Once the certificate of incorporation has been signed and sworn to before a notary as provided above, and the two (2) copies thereof have been presented to the Secretary of State, together with the permit granted by the Commissioner authorizing the organization of the bank, and after the Secretary of State has issued under his/her seal, and upon payment of the proper filing fees, the certificate stating that said document containing the clauses required by the preceding section have been filed with the Department of State, the existence of the bank named in said certificate shall begin, and as of the date of said filing the bank in reference shall constitute a juridical body under the name set forth in said certificate, subject, however, to dissolution as provided in §§ 1 et seq. of this title.

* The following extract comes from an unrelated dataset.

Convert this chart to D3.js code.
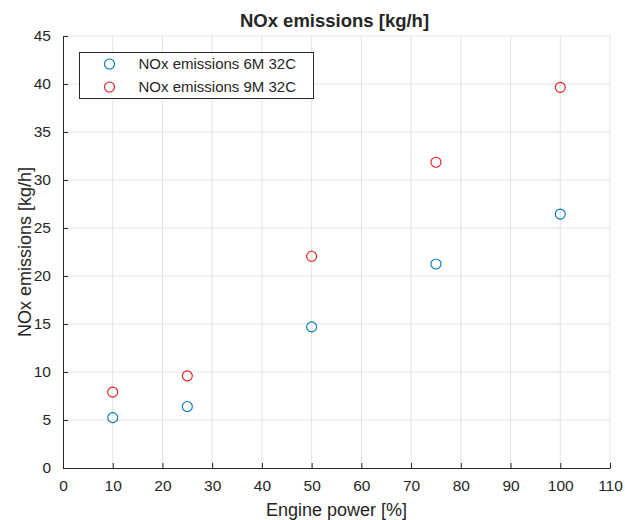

After the Secretary of State has issued said certificate as provided above, he/she shall so notify the Commissioner, while forwarding to the latter a duplicate of the articles of incorporation.
When the Commissioner has received said duplicate and the bank subscribing the same shows the Commissioner that at least fifty percent (50%) of its issued capital stock has been duly paid in, and that said bank has complied with all the provisions of §§ 1 et seq. of this title, as a prior requirement for a bank to be authorized to commence operations, the Commissioner shall examine the condition of said bank specifically ascertaining the amount of its paid-in capital, the name and places of residence of its directors and generally whether said bank has complied with all the provisions of §§ 1 et seq. of this title required to entitle it to engage in the banking business; and a statement, to be sworn to by a majority of the directors and by the president or the manager of said institution, in which all the facts needed for the Commissioner to determine whether the bank is legally qualified to commence its operations, shall be filed with the Office of the Commissioner.
If upon examination of the facts so reported or of any other facts of which the Commissioner has knowledge, it appears that said bank is legally qualified to commence operations, the Commissioner shall issue to said bank a certificate with his/her signature and official seal stating that said bank has complied with all the provisions of law and that said bank is authorized to commence operations. But the Commissioner may withhold the certificate authorizing the bank to commence operations when shown that the stockholders have organized said bank with purposes other than the legitimate purposes determined in §§ 1 et seq. of this title.
The bank shall have the certificate issued by the Commissioner published once in a newspaper of general circulation in Puerto Rico, within thirty (30) days following the issue of the same.
The certificate of incorporation filed pursuant to §§ 1 et seq. of this title, or a copy thereof duly executed by the Secretary of State, shall be prima facie evidence of the facts contained therein.
History —May 12, 1933, No. 55, p. 322, § 5; June 3, 1948, No. 6, p. 16, § 1; Aug. 28, 1997, No. 108, § 5.